Inside, trash is burning, but it's difficult for firefighters to get to the heart of the fire since there are few windows.

They began to knock holes into the side of the building. In a nearby community, residents worry about dirty air.

One community has the incinerator, still burning, on one side, and on the other side, a landfill that takes in construction debris.

That landfill is set to close in about two years, but residents don't like either one.

"The stench, besides this (fire) we always get the stench, (even without the fire) the stench is horrible," said George Ofosu who can see the incinerator tower and smoke from his house.

Fairfax County Fire Chief Richard Bowers says there is no threat to the public.

"This is something that unfortunately occurs as it relates to structure fires everyday. So, those occur and through evaporation ...a lot of that smoke goes away and any potently hazards do go away," said Chief Bowers.

Covanta owns the facility which burns about million tons of trash a year and turns it into energy to power 80,000 houses.

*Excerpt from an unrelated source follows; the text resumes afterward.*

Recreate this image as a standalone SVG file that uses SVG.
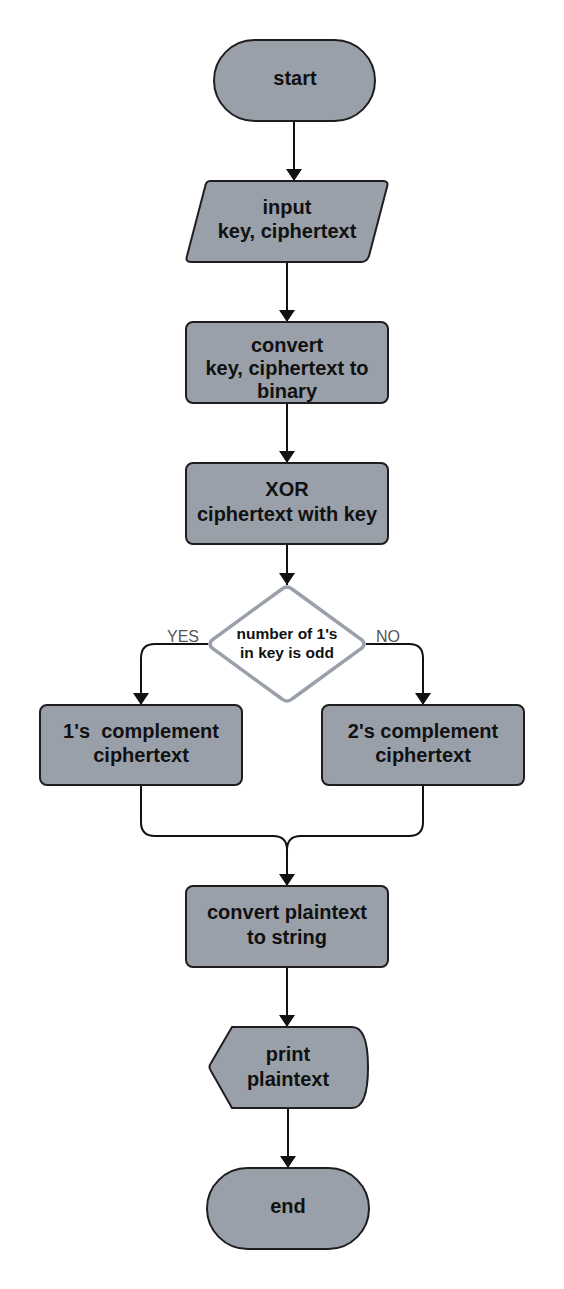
<svg xmlns="http://www.w3.org/2000/svg" width="564" height="1289" viewBox="0 0 564 1289">
<style>
.n{fill:#9aa0aa;stroke:#1e1e1e;stroke-width:2}
.t{font-family:"Liberation Sans",Arial,sans-serif;font-weight:bold;font-size:20px;fill:#111;text-anchor:middle}
.s{font-family:"Liberation Sans",Arial,sans-serif;font-weight:bold;font-size:15.5px;fill:#111;text-anchor:middle}
.l{font-family:"Liberation Sans",Arial,sans-serif;font-size:16px;fill:#555;text-anchor:middle}
.c{fill:none;stroke:#111;stroke-width:2}
</style>
<defs>
<marker id="a" viewBox="0 0 12 16" refX="12" refY="8" markerWidth="12" markerHeight="16" markerUnits="userSpaceOnUse" orient="auto">
<path d="M0,0 L12,8 L0,16 Z" fill="#111"/>
</marker>
</defs>
<rect width="564" height="1289" fill="#fff"/>
<g id="connectors">
<path class="c" d="M294,121 V181" marker-end="url(#a)"/>
<path class="c" d="M287,262 V322" marker-end="url(#a)"/>
<path class="c" d="M287,403 V463" marker-end="url(#a)"/>
<path class="c" d="M287,544 V585" marker-end="url(#a)"/>
<path class="c" d="M208,644 H155 Q141,644 141,658 V705" marker-end="url(#a)"/>
<path class="c" d="M366,644 H409 Q423,644 423,658 V705" marker-end="url(#a)"/>
<path class="c" d="M141,785 V822 Q141,836 155,836 H273 Q287,836 287,850"/>
<path class="c" d="M423,785 V822 Q423,836 409,836 H301 Q287,836 287,850"/>
<path class="c" d="M287,850 V886" marker-end="url(#a)"/>
<path class="c" d="M287,967 V1027" marker-end="url(#a)"/>
<path class="c" d="M288,1108 V1168" marker-end="url(#a)"/>
<text class="l" x="183" y="642">YES</text>
<text class="l" x="388" y="642">NO</text>
</g>
<g id="start">
<rect class="n" x="214" y="40" width="161" height="81" rx="40.5"/>
<text class="t" x="295" y="85">start</text>
</g>
<g id="input">
<path class="n" d="M210,181 H383 Q389,181 387,187 L369,256 Q367,262 361,262 H191 Q185,262 187,256 L205,187 Q206,181 210,181 Z"/>
<text class="t" x="287" y="214">input</text>
<text class="t" x="287" y="238">key, ciphertext</text>
</g>
<g id="convert">
<rect class="n" x="186" y="322" width="202" height="81" rx="7"/>
<text class="t" x="287" y="352">convert</text>
<text class="t" x="287" y="375">key, ciphertext to</text>
<text class="t" x="287" y="398">binary</text>
</g>
<g id="xor">
<rect class="n" x="186" y="463" width="202" height="81" rx="7"/>
<text class="t" x="287" y="496">XOR</text>
<text class="t" x="287" y="521">ciphertext with key</text>
</g>
<g id="decision">
<path d="M282,589 Q287,585 292,589 L362,640 Q366,644 362,648 L292,699 Q287,703 282,699 L212,648 Q208,644 212,640 Z" fill="#fff" stroke="#9aa0aa" stroke-width="3.5"/>
<text class="s" x="287" y="638.5">number of 1's</text>
<text class="s" x="287" y="657.5">in key is odd</text>
</g>
<g id="ones">
<rect class="n" x="40" y="705" width="202" height="80" rx="7"/>
<text class="t" x="141" y="738" xml:space="preserve">1's  complement</text>
<text class="t" x="141" y="762">ciphertext</text>
</g>
<g id="twos">
<rect class="n" x="322" y="705" width="202" height="80" rx="7"/>
<text class="t" x="423" y="738">2's complement</text>
<text class="t" x="423" y="762">ciphertext</text>
</g>
<g id="tostring">
<rect class="n" x="186" y="886" width="202" height="81" rx="7"/>
<text class="t" x="287" y="919">convert plaintext</text>
<text class="t" x="287" y="944">to string</text>
</g>
<g id="print">
<path class="n" d="M232,1027 H352 Q368,1027 368,1067 Q368,1108 352,1108 H232 L211,1071 Q208,1067 211,1063 Z"/>
<text class="t" x="288" y="1061">print</text>
<text class="t" x="288" y="1086">plaintext</text>
</g>
<g id="end">
<rect class="n" x="207" y="1168" width="162" height="81" rx="40.5"/>
<text class="t" x="288" y="1213">end</text>
</g>
</svg>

The company has an agreement with Fairfax County and D.C. to take all of their trash. But local leaders say the fire shows there's a problem that needs fixing.

"We can't afford to have fires at a facility like this. Not only because of the pollution it generates, but also the people in this community deserve better," said Dan Storck, Mt. Vernon Supervisor.

The Lorton fire looks similar to a fire at Covanta's Montgomery County incinerator in Dickerson, Md. two months ago.

"New technologies are available, and I think they can approve up what they're doing. So this may be an opportunity? Absolutely."

Covanta owns 41 incinerators or waste to energy plants across North America. The Lorton plant is one of the largest. But, it's 25 years old. There is optimism that the fire will cause Covanta to rebuild the facility using the newest technology to make it more efficient and safer.